Dari sini terlihat bahwa klaim ijmak (konsensus) para imam untuk melarang berdoa dalam posisi menghadap makam Nabi Muhammad adalah kebohongan. Faktanya justru mayoritas ulama empat mazhab menganggap sunnah menghadap makam dan membelakangi kiblat. Tanpa keterangan ulama pun naluri muslim pada umumnya akan merasa tidak sopan untuk berdoa sambil membelakangi makam nabi hanya untuk menghadap kiblat. Sama seperti ketika anda berhadapan dengan guru anda lalu berdoa bersama, tentu anda tidak akan nyaman memutar badan membelakangi guru anda saat berdoa tapi normalnya langsung berdoa di posisi awal anda yang sedang berhadap-hadapan.
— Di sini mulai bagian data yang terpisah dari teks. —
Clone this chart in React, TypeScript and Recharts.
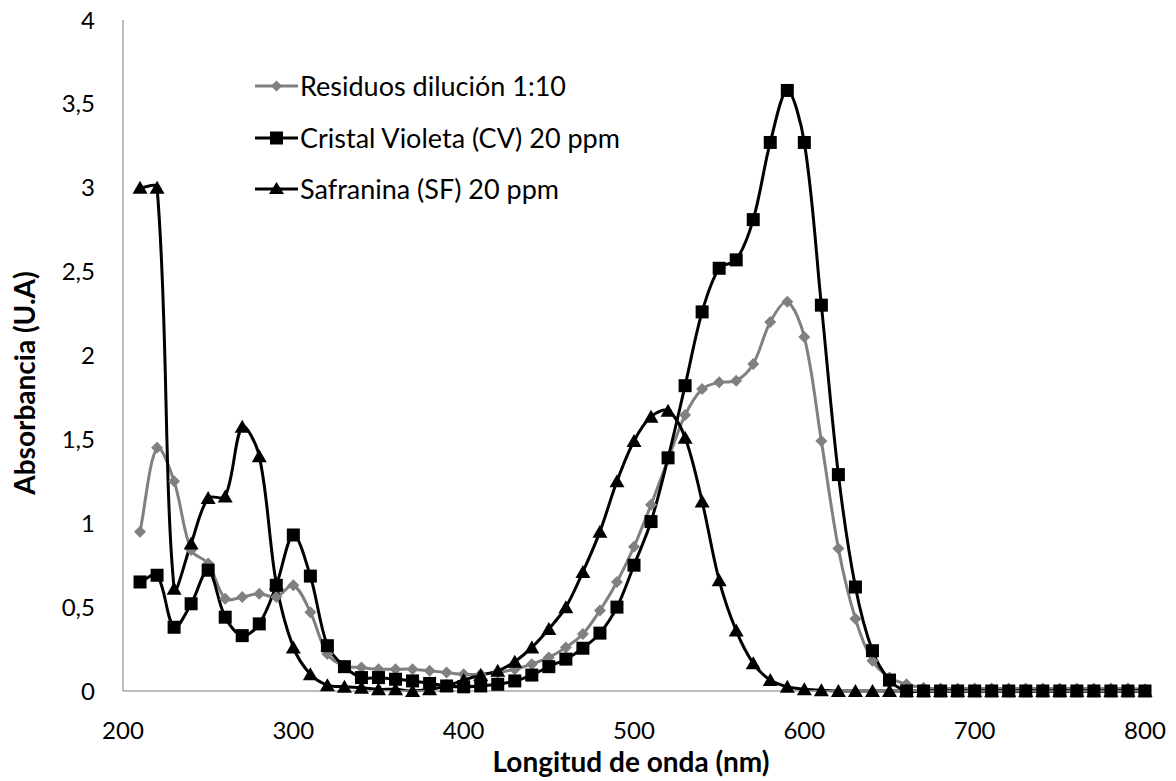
import React from 'react';
import { LineChart, Line, XAxis, YAxis, Label } from 'recharts';

const wavelengths = [
  210, 220, 230, 240, 250, 260, 270, 280, 290, 300,
  310, 320, 330, 340, 350, 360, 370, 380, 390, 400,
  410, 420, 430, 440, 450, 460, 470, 480, 490, 500,
  510, 520, 530, 540, 550, 560, 570, 580, 590, 600,
  610, 620, 630, 640, 650, 660, 670, 680, 690, 700,
  710, 720, 730, 740, 750, 760, 770, 780, 790, 800,
];

const residuos = [
  0.95, 1.45, 1.25, 0.84, 0.76, 0.55, 0.56, 0.58, 0.56, 0.63,
  0.47, 0.22, 0.15, 0.14, 0.13, 0.13, 0.13, 0.12, 0.11, 0.10,
  0.10, 0.11, 0.13, 0.16, 0.20, 0.26, 0.34, 0.48, 0.65, 0.86,
  1.11, 1.38, 1.645, 1.80, 1.84, 1.85, 1.95, 2.20, 2.32, 2.11,
  1.49, 0.85, 0.43, 0.18, 0.08, 0.04, 0.02, 0.015, 0.015, 0.015,
  0.015, 0.015, 0.015, 0.015, 0.015, 0.015, 0.015, 0.015, 0.015, 0.01,
];

const cristalVioleta = [
  0.65, 0.69, 0.38, 0.52, 0.72, 0.44, 0.33, 0.40, 0.63, 0.93,
  0.685, 0.27, 0.145, 0.08, 0.08, 0.07, 0.06, 0.045, 0.03, 0.025,
  0.03, 0.04, 0.06, 0.095, 0.145, 0.19, 0.255, 0.345, 0.50, 0.75,
  1.01, 1.39, 1.82, 2.26, 2.52, 2.57, 2.81, 3.27, 3.58, 3.27,
  2.30, 1.29, 0.62, 0.24, 0.065, 0.0, 0.0, 0.0, 0.0, 0.0,
  0.0, 0.0, 0.0, 0.0, 0.0, 0.0, 0.0, 0.0, 0.0, 0.0,
];

const safranina = [
  3.0, 3.0, 0.61, 0.88, 1.15, 1.16, 1.575, 1.40, 0.64, 0.26,
  0.10, 0.035, 0.025, 0.02, 0.01, 0.01, 0.0, 0.01, 0.03, 0.065,
  0.095, 0.12, 0.175, 0.26, 0.37, 0.50, 0.71, 0.95, 1.25, 1.49,
  1.635, 1.67, 1.51, 1.13, 0.66, 0.36, 0.165, 0.065, 0.025, 0.01,
  0.005, 0.0, 0.0, 0.0, 0.0, 0.0, 0.0, 0.0, 0.0, 0.0,
  0.0, 0.0, 0.0, 0.0, 0.0, 0.0, 0.0, 0.0, 0.0, 0.0,
];

const seriesNames = ['Residuos dilución 1:10', 'Cristal Violeta (CV) 20 ppm', 'Safranina (SF) 20 ppm'];
const xTicks = [200, 300, 400, 500, 600, 700, 800];
const yTicks = [0, 0.5, 1, 1.5, 2, 2.5, 3, 3.5, 4];
const xTitle = 'Longitud de onda (nm)';
const yTitle = 'Absorbancia (U.A)';

const data = wavelengths.map((nm, i) => ({
  nm,
  residuos: residuos[i],
  cv: cristalVioleta[i],
  sf: safranina[i],
}));

const GRAY = '#808080';
const FONT = 'Lato, "Open Sans", sans-serif';

// Excel-like smoothed line: Bezier with tangents weighted by adjacent segment lengths
function excelCurve(context: any) {
  let xs: number[] = [];
  let ys: number[] = [];
  return {
    areaStart() {},
    areaEnd() {},
    lineStart() {
      xs = [];
      ys = [];
    },
    point(x: number, y: number) {
      xs.push(+x);
      ys.push(+y);
    },
    lineEnd() {
      const n = xs.length;
      if (!n) return;
      context.moveTo(xs[0], ys[0]);
      if (n === 1) return;
      const inX: number[] = [], inY: number[] = [], outX: number[] = [], outY: number[] = [];
      for (let i = 0; i < n; i++) {
        const ip = Math.max(0, i - 1);
        const inx = Math.min(n - 1, i + 1);
        const tx = xs[inx] - xs[ip];
        const ty = ys[inx] - ys[ip];
        const dp = Math.hypot(xs[i] - xs[ip], ys[i] - ys[ip]);
        const dn = Math.hypot(xs[inx] - xs[i], ys[inx] - ys[i]);
        const sum = dp + dn || 1;
        inX[i] = xs[i] - (tx * dp) / sum / 3;
        inY[i] = ys[i] - (ty * dp) / sum / 3;
        outX[i] = xs[i] + (tx * dn) / sum / 3;
        outY[i] = ys[i] + (ty * dn) / sum / 3;
      }
      for (let i = 0; i < n - 1; i++) {
        context.bezierCurveTo(outX[i], outY[i], inX[i + 1], inY[i + 1], xs[i + 1], ys[i + 1]);
      }
    },
  };
}

const DiamondDot = (props: any) => {
  const { cx, cy, index } = props;
  if (cx == null || cy == null) return null;
  const s = 6;
  return <path key={`d${index}`} d={`M${cx},${cy - s}L${cx + s},${cy}L${cx},${cy + s}L${cx - s},${cy}Z`} fill={GRAY} />;
};

const SquareDot = (props: any) => {
  const { cx, cy, index } = props;
  if (cx == null || cy == null) return null;
  const s = 6.5;
  return <rect key={`s${index}`} x={cx - s} y={cy - s} width={2 * s} height={2 * s} fill="#000" />;
};

const TriangleDot = (props: any) => {
  const { cx, cy, index } = props;
  if (cx == null || cy == null) return null;
  return <path key={`t${index}`} d={`M${cx},${cy - 7}L${cx + 7.5},${cy + 6}L${cx - 7.5},${cy + 6}Z`} fill="#000" />;
};

const legendIcons = [
  (
    <svg width={45} height={20} style={{ display: 'block' }}>
      <line x1={1} y1={10} x2={44} y2={10} stroke={GRAY} strokeWidth={3} />
      <path d="M22.5,4.5L28,10L22.5,15.5L17,10Z" fill={GRAY} />
    </svg>
  ),
  (
    <svg width={45} height={20} style={{ display: 'block' }}>
      <line x1={1} y1={10} x2={44} y2={10} stroke="#000" strokeWidth={3} />
      <rect x={16} y={3.5} width={13} height={13} fill="#000" />
    </svg>
  ),
  (
    <svg width={45} height={20} style={{ display: 'block' }}>
      <line x1={1} y1={10} x2={44} y2={10} stroke="#000" strokeWidth={3} />
      <path d="M22.5,3L30,15L15,15Z" fill="#000" />
    </svg>
  ),
];

const LegendBox = () => (
  <div style={{ position: 'absolute', left: 254, top: 60.25, fontFamily: FONT }}>
    {seriesNames.map((name, i) => (
      <div key={name} style={{ display: 'flex', alignItems: 'center', height: 51.5 }}>
        {legendIcons[i]}
        <span style={{ fontSize: 27, lineHeight: '30px', color: '#000', marginLeft: 1, whiteSpace: 'nowrap' }}>{name}</span>
      </div>
    ))}
  </div>
);

const fmt = (v: number) => String(v).replace('.', ',');

export default function App() {
  return (
    <div style={{ position: 'absolute', left: 0, top: 0, width: 1176, height: 781, background: '#fff' }}>
      <LineChart width={1176} height={781} data={data} margin={{ top: 20, right: 31, bottom: 0, left: 0 }}>
        <XAxis
          dataKey="nm"
          type="number"
          domain={[200, 800]}
          ticks={xTicks}
          tickLine={false}
          tickSize={0}
          tickMargin={31}
          height={90}
          stroke="#a6a6a6"
          strokeWidth={1.5}
          tick={{ fill: '#000', fontSize: 24, fontFamily: FONT }}
        >
          <Label
            content={() => (
              <text x={631} y={772} textAnchor="middle" fontFamily={FONT} fontWeight="bold" fontSize={28} fill="#000">
                {xTitle}
              </text>
            )}
          />
        </XAxis>
        <YAxis
          type="number"
          domain={[0, 4]}
          ticks={yTicks}
          tickFormatter={fmt}
          tickLine={false}
          tickSize={0}
          tickMargin={28}
          width={123}
          stroke="#a6a6a6"
          strokeWidth={1.5}
          tick={{ fill: '#000', fontSize: 24, fontFamily: FONT }}
        >
          <Label
            content={() => (
              <text
                x={35}
                y={383}
                transform="rotate(-90 35 383)"
                textAnchor="middle"
                fontFamily={FONT}
                fontWeight="bold"
                fontSize={28}
                fill="#000"
              >
                {yTitle}
              </text>
            )}
          />
        </YAxis>
        <Line
          name={seriesNames[0]}
          dataKey="residuos"
          type={excelCurve as any}
          stroke={GRAY}
          strokeWidth={3}
          dot={DiamondDot}
          activeDot={false}
          isAnimationActive={false}
        />
        <Line
          name={seriesNames[1]}
          dataKey="cv"
          type={excelCurve as any}
          stroke="#000"
          strokeWidth={3}
          dot={SquareDot}
          activeDot={false}
          isAnimationActive={false}
        />
        <Line
          name={seriesNames[2]}
          dataKey="sf"
          type={excelCurve as any}
          stroke="#000"
          strokeWidth={3}
          dot={TriangleDot}
          activeDot={false}
          isAnimationActive={false}
        />
      </LineChart>
      <LegendBox />
    </div>
  );
}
Ini naluri muslim yang normal yang menghormati orang di depannya, apalagi yang di depannya adalah makhluk yang paling mulia secara mutlak.
Kemudian az-Zarqani melanjutkan soal pencatutan nama Imam Malik tersebut:
"ومالك من أعظم الأئمة كراهية لذلك" يقال له: في أي كتاب نصَّ على كراهته، فإنه نصَّ في رواية ابن وهب عنه وهو من أجلّ أصحابه على أنه يقف للدعاء, وأقل مراتب الطلب الاستحباب. وجزم به الحافظ أبو الحسن القابسي وأبو بكر بن عبد الرحمن, وغيرهما من أئمة مذهب مالك, وجزم به العلامة خليل بن إسحاق في مناسكه، أفما يستحيي هذا الرجل من تكذيبه بما لم يحط بعلمه
"Malik adalah para imam yang paling tidak menyukai hal itu". Dikatakan pada Ibnu Taymiyah: "Di kitab yang mana Imam Malik menjelaskan ketidaksukaannya? Padahal sesungguhnya Imam Malik menjelaskan dalam riwayat Ibnu Wahb dari Imam Malik langsung, sedangkan Ibnu Wahb adalah salah satu muridnya yang paling agung, bahwasanya seseorang hendaknya berdiam untuk berdoa [di sana] dan minimal perintah tersebut bermakna sunnah. al-Hafidz Abul Hasan al-Qabisi, Abu Bakar bin Abdurrahman dan para imam mazhab Maliki lainnya memastikan hal itu. Demikian juga turut memastikannya al-Allamah Khalil bin Ishaq dalam manasiknya. Maka apakah lelaki ini (Ibnu Taymiyah) tidak malu dari kebohongannya tentang apa yang dia tidak ketahui?" (az-Zarqani, Syarh al-Mawahib, XII/214)
Az-Zarqani lalu melanjutkan kajian sanadnya terhadap pernyataan asli Imam Malik. Di bagian akhir, ia kembali mempermasalahkan perkataan Ibnu Taymiyah yang menganggap bohong cerita bahwa Imam Malik menyuruh al-Manshur berdoa menghadap makam Nabi. Ia menjelaskan bahwa kisah tersebut ditulis oleh Abul Hasan Ali bin Qahr dalam kitabnya yang berjudul Fadha'il Malik dari jalur sanad yang tidak bermasalah dan tidak terdapat perawi pendusta atau pun pemalsu. Syaikh Az-Zarqani kemudian menyimpulkan bahwa tuduhan bohong tersebut muncul tak lain hanya karena ketika Ibnu Taymiyah membuat mazhab baru (mazhab bid'ah) yang tidak menghormati kuburan manapun, maka ketika ia tidak berhasil menemukan syubhat maka ia ganti menuduh bohong semua yang berlawanan. Pada akhirnya az-Zarqani menutup dengan closing statement:
وقد أنصف من قال فيه: علمه أكبر من عقله
"Sungguh objektif orang yang berkata tentang Ibnu Taymiyah: "Ilmunya lebih besar daripada akalnya". (az-Zarqani, Syarh al-Mawahib, XII/214-2015)
Jadi, jangan langsung percaya begitu saja klaim beliau sebab tak semuanya akurat.